I don’t feel like I’m “leaving” my glade forever—but the land is no longer a Mirkwood. It’s no longer dark and scary and ready to devour me. This forest is an extension of my connection to etheric worlds, the conduit to peace and tranquility. It’s my source of happiness.
But last year, as I was wrapped in overgrowth, buried in moss, and trailing my fingers in the creek as I daydreamt and magicked my way through the ethers—I cast a wish up to the new moon, smiling at the idea of its seeding. What a wonderful adventure that would be, right? No sooner had I yearned, my eyes fluttered back to dreaming and the alders bent, the firs stepped aside and light broke through the canopy revealing a trail out of the bracken.
I sighed, and lamented…but not yet, right? Just a little longer, please? I’m so happy here.
The path resealed, and my dream continued, until the night of the storm when the garden gate blew open, and the full moon shone on the winter herbs. “It’s time, Athena.”
It’s my fault.

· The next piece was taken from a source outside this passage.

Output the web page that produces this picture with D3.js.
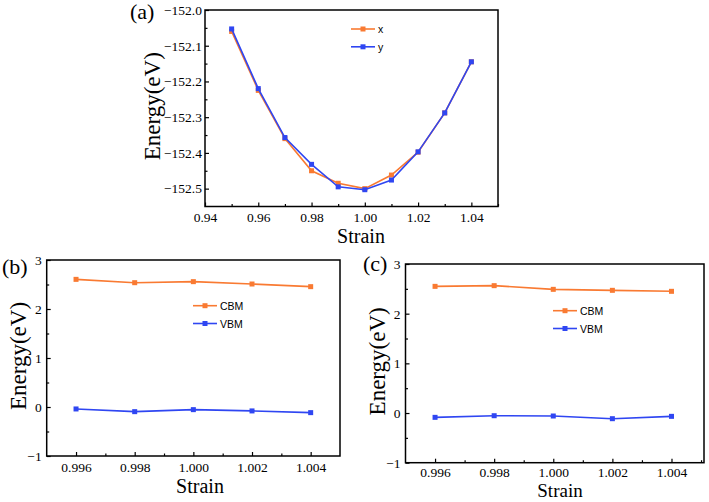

I cast the wish. I knew it would come eventually. Once is an invitation, twice is a premonition—thrice is a shove. Wisdom lies in moving before being shoved.
I wondered if it was too late to retract the wish and go back to sleep in the bramble. I knew it was too late. More truthfully…I didn’t really want to go back to sleep. There’s an invitation, a calling beyond my boundary lines, just over the borders to the sea. An adventure stirring across the horizon that whispers to me promises of yet more magic to come. That magic is hidden though, in the diamond world, trapped like a bee in an amber prison. It may take a bit of woodland charm to set the poor creature free; nothing a little fairyland enchantment can’t fix, I imagine.
And so…I’m packing. Singing the songs of relationships to keep, and magics to take with me, and wondering what this new adventure will bring.